Write out the opening lines of the data word for word, up to and including the line with "-3.49, -3.86, -4.27]", and leave every picture and every later line out.

* _Records excerpted from a collection_
********

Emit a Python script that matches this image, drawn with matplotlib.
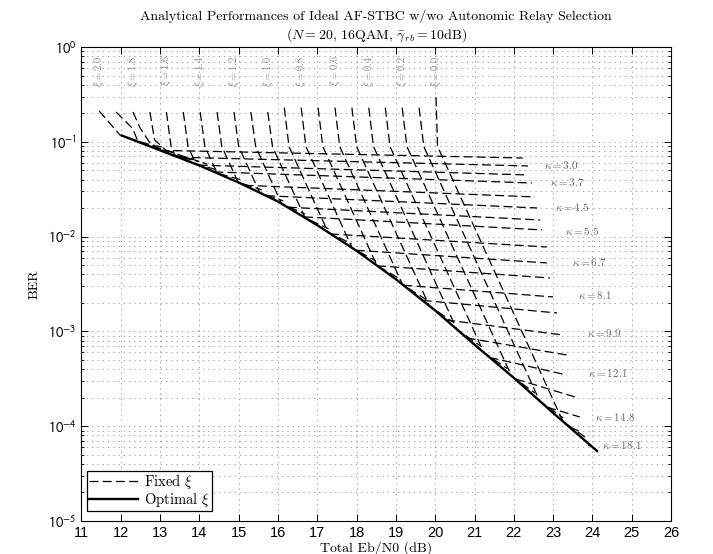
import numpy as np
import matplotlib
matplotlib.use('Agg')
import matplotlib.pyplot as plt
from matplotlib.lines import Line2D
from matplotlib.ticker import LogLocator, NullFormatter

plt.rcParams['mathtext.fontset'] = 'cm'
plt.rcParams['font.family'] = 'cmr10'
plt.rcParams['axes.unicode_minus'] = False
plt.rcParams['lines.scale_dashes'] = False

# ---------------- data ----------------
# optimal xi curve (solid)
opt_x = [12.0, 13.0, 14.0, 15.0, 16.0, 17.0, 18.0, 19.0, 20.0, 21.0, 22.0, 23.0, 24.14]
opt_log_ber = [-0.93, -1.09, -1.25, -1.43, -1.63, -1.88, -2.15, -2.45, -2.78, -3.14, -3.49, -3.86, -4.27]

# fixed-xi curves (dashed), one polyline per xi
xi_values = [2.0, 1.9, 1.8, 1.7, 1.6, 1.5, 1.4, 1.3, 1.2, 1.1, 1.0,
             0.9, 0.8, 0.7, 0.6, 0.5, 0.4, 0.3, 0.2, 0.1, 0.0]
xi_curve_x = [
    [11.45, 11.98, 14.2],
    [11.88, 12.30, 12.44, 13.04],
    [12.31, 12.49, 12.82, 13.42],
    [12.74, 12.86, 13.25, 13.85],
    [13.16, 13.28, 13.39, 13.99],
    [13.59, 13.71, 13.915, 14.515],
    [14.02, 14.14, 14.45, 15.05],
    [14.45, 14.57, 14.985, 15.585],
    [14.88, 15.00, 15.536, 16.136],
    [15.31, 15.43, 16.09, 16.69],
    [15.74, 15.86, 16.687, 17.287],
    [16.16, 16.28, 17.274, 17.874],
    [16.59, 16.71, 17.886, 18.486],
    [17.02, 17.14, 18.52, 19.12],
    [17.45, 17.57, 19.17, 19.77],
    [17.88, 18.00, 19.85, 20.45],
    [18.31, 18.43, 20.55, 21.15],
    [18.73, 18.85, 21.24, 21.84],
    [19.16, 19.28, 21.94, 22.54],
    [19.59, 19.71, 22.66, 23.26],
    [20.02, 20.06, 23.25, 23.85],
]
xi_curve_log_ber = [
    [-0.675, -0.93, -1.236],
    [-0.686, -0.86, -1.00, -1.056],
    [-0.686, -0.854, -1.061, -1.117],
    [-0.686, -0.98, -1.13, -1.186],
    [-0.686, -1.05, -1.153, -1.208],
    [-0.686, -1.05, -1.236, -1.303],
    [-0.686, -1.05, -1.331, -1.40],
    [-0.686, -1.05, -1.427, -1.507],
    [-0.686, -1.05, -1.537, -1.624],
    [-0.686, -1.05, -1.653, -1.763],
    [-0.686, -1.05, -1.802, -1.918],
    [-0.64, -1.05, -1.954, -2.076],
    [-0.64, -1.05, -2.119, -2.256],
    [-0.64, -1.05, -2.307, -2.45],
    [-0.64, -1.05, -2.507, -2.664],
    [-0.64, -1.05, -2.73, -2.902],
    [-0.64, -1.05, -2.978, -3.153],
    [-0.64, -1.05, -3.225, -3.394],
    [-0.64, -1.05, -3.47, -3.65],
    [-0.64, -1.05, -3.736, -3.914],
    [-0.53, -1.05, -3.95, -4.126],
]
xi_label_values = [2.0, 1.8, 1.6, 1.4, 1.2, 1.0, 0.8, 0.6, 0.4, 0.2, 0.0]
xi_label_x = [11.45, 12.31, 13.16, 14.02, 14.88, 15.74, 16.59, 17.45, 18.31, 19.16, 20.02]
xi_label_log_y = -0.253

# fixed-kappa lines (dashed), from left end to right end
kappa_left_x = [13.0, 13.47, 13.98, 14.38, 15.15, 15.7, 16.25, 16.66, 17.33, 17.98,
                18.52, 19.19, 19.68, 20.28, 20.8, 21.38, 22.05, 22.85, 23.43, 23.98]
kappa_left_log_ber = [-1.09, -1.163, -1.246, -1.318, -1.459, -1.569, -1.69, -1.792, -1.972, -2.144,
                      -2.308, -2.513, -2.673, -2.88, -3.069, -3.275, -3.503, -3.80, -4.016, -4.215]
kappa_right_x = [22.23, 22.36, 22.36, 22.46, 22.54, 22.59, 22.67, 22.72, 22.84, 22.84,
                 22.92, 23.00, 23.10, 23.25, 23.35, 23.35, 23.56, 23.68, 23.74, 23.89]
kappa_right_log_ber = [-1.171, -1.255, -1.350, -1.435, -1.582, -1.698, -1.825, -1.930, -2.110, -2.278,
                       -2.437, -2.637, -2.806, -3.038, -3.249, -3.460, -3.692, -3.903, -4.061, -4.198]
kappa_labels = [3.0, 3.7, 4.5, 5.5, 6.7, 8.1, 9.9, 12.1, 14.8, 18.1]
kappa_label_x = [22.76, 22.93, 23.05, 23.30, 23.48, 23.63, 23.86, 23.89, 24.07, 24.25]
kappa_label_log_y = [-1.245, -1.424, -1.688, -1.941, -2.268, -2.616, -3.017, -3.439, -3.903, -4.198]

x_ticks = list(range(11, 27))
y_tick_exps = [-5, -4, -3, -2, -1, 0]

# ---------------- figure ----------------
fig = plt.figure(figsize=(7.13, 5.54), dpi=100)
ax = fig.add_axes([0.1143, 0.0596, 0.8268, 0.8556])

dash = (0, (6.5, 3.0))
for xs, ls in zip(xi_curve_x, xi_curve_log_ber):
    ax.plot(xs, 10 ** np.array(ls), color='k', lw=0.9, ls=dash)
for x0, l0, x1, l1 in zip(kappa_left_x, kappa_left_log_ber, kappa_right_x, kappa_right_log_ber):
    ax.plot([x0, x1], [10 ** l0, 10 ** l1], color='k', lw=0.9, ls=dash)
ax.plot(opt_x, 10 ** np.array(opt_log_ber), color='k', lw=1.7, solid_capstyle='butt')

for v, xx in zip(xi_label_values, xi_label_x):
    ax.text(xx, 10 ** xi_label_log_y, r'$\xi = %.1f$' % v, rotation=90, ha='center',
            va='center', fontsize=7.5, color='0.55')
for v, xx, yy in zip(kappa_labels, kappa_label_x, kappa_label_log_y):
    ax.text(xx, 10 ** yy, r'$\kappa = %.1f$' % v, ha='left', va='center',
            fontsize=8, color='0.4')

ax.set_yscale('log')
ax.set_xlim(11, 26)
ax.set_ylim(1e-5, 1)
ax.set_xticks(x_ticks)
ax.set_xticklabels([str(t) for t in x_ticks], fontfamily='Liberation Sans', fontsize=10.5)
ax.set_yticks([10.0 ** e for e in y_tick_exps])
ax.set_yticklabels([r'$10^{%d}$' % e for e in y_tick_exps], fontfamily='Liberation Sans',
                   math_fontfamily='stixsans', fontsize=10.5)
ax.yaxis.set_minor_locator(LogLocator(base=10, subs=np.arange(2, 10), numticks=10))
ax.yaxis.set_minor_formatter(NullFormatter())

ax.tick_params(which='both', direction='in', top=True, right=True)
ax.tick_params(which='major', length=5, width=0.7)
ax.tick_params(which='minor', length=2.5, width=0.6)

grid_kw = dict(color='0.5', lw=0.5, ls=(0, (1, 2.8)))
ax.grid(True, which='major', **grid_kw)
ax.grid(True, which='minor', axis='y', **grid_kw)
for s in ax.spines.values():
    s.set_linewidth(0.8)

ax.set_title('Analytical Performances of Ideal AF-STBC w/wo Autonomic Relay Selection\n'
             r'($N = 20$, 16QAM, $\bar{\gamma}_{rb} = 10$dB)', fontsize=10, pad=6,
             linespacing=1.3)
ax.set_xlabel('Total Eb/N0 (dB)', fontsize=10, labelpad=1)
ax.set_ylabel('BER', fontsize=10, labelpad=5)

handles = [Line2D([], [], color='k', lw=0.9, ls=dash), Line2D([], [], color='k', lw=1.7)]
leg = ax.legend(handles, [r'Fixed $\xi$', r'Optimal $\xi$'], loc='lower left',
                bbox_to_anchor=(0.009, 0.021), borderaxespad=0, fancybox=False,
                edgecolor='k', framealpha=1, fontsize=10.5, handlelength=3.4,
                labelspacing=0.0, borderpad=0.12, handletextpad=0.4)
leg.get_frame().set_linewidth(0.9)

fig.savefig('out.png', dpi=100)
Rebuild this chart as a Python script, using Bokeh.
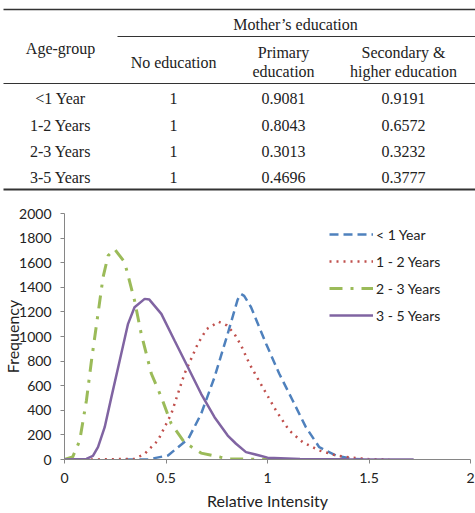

********

* _Output below_
Emit a Python script that matches this image, drawn with matplotlib.
import numpy as np
import matplotlib
matplotlib.use('Agg')
import matplotlib.pyplot as plt
from matplotlib.lines import Line2D
from matplotlib.ticker import LogLocator, NullFormatter

plt.rcParams['mathtext.fontset'] = 'cm'
plt.rcParams['font.family'] = 'cmr10'
plt.rcParams['axes.unicode_minus'] = False
plt.rcParams['lines.scale_dashes'] = False

# ---------------- data ----------------
# optimal xi curve (solid)
opt_x = [12.0, 13.0, 14.0, 15.0, 16.0, 17.0, 18.0, 19.0, 20.0, 21.0, 22.0, 23.0, 24.14]
opt_log_ber = [-0.93, -1.09, -1.25, -1.43, -1.63, -1.88, -2.15, -2.45, -2.78, -3.14, -3.49, -3.86, -4.27]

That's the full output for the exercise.